Using the listing below, give again exactly the lines from the line with "Recreate this image as a component" to the line with "const legendKeys = [342, 487, 568, 735, 809, 936];", inclusive, without the pictures.

## start Data supplied

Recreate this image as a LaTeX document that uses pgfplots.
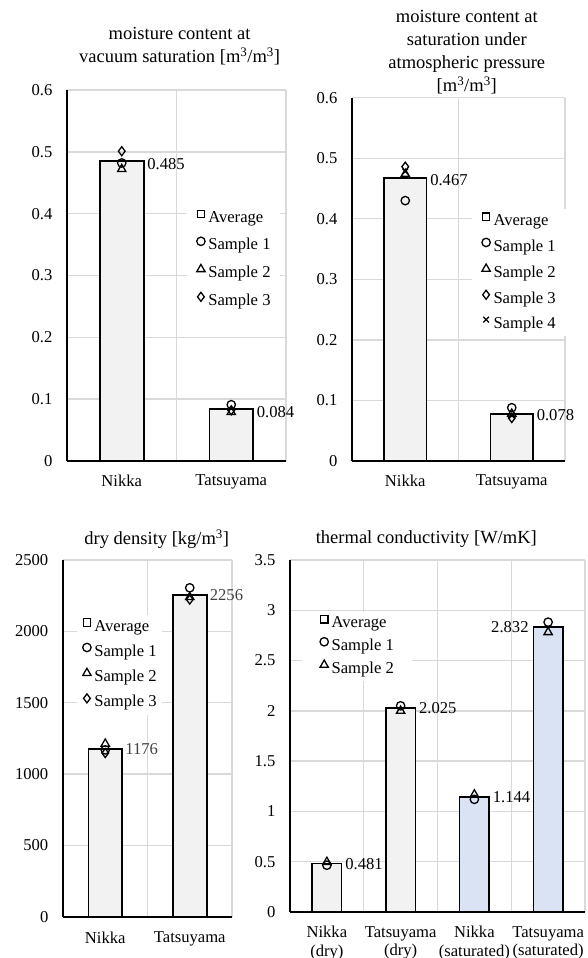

## end Data supplied
## start Data supplied

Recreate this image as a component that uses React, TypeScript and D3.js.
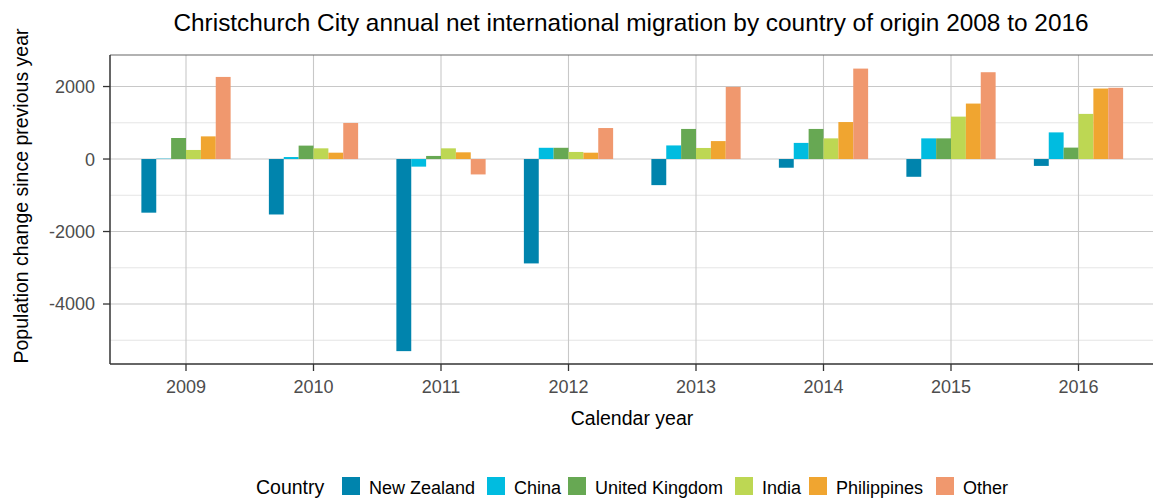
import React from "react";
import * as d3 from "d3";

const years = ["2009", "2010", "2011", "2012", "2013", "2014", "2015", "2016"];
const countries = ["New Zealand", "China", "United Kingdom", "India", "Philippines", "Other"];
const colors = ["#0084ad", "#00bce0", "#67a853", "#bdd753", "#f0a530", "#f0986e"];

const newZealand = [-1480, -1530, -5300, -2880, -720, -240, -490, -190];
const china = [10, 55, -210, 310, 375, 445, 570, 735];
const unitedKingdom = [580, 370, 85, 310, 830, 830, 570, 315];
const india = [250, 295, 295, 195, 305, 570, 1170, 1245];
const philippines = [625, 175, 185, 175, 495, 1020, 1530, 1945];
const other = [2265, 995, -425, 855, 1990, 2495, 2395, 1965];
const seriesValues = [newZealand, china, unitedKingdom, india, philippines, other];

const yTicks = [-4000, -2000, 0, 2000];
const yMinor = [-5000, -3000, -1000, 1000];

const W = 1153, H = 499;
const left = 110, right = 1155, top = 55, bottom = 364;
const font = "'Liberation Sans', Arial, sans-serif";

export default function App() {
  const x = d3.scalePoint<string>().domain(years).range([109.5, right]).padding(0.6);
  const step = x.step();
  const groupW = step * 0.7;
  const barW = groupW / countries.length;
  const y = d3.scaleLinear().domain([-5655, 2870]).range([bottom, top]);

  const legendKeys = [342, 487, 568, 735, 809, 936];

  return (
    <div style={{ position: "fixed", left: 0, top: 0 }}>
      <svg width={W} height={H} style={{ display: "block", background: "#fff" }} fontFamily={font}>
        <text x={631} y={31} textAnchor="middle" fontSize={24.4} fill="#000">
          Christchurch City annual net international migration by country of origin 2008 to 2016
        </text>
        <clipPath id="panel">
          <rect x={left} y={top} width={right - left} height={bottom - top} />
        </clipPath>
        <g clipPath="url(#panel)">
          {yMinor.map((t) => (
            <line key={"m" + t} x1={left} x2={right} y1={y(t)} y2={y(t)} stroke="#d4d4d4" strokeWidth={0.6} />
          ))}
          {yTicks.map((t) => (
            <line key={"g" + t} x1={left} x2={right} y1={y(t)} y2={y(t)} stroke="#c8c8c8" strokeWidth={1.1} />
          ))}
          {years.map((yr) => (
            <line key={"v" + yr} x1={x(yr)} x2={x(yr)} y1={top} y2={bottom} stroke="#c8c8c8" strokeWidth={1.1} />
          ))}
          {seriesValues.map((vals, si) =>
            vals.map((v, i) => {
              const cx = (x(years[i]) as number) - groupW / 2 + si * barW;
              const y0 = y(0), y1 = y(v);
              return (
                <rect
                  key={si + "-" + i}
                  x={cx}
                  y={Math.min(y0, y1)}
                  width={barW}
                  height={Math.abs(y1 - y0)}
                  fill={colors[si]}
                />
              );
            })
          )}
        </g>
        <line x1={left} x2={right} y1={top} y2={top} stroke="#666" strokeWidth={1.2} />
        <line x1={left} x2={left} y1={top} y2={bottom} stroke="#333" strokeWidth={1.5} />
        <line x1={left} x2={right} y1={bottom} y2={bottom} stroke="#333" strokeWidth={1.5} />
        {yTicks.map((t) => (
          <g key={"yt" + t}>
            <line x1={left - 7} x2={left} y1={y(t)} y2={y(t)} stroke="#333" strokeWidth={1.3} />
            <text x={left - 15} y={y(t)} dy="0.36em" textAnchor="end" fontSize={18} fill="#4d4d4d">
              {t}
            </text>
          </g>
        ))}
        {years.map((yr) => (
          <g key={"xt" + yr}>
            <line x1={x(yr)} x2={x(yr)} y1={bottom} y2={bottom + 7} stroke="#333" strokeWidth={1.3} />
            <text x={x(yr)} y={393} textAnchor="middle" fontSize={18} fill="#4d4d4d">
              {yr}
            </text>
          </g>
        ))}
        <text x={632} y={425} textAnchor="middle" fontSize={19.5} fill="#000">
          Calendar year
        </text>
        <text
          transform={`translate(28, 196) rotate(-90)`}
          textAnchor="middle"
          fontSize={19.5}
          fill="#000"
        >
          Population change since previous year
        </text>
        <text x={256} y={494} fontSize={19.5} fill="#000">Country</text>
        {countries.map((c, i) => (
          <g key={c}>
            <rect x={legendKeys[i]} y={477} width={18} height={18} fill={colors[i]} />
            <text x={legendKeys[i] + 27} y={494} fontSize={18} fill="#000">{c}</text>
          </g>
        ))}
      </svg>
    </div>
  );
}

## end Data supplied
## start Data supplied

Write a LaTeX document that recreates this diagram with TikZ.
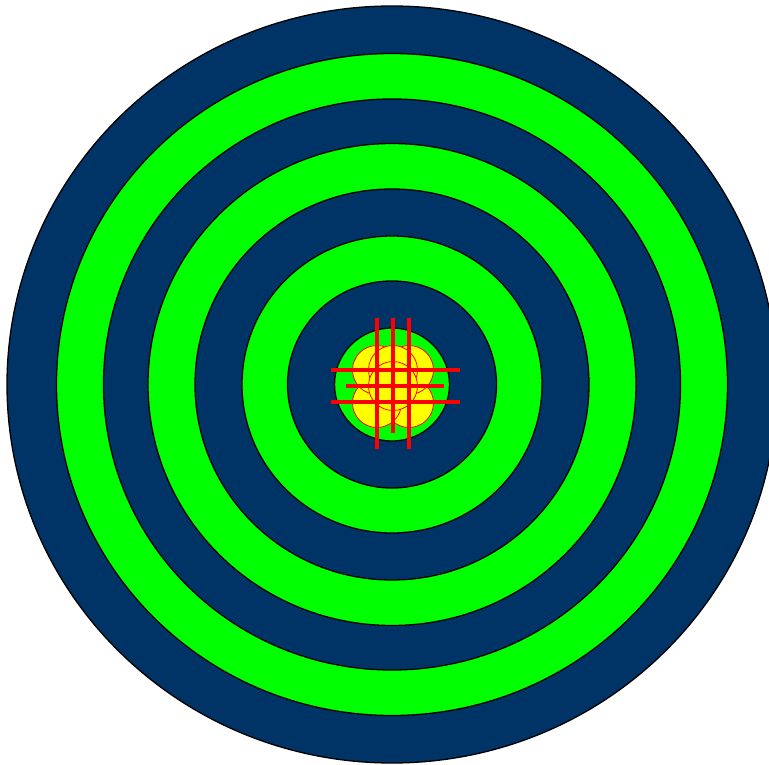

## end Data supplied

■ Result for this task
Recreate this image as a component that uses React, TypeScript and D3.js.
import React from "react";
import * as d3 from "d3";

const years = ["2009", "2010", "2011", "2012", "2013", "2014", "2015", "2016"];
const countries = ["New Zealand", "China", "United Kingdom", "India", "Philippines", "Other"];
const colors = ["#0084ad", "#00bce0", "#67a853", "#bdd753", "#f0a530", "#f0986e"];

const newZealand = [-1480, -1530, -5300, -2880, -720, -240, -490, -190];
const china = [10, 55, -210, 310, 375, 445, 570, 735];
const unitedKingdom = [580, 370, 85, 310, 830, 830, 570, 315];
const india = [250, 295, 295, 195, 305, 570, 1170, 1245];
const philippines = [625, 175, 185, 175, 495, 1020, 1530, 1945];
const other = [2265, 995, -425, 855, 1990, 2495, 2395, 1965];
const seriesValues = [newZealand, china, unitedKingdom, india, philippines, other];

const yTicks = [-4000, -2000, 0, 2000];
const yMinor = [-5000, -3000, -1000, 1000];

const W = 1153, H = 499;
const left = 110, right = 1155, top = 55, bottom = 364;
const font = "'Liberation Sans', Arial, sans-serif";

export default function App() {
  const x = d3.scalePoint<string>().domain(years).range([109.5, right]).padding(0.6);
  const step = x.step();
  const groupW = step * 0.7;
  const barW = groupW / countries.length;
  const y = d3.scaleLinear().domain([-5655, 2870]).range([bottom, top]);

  const legendKeys = [342, 487, 568, 735, 809, 936];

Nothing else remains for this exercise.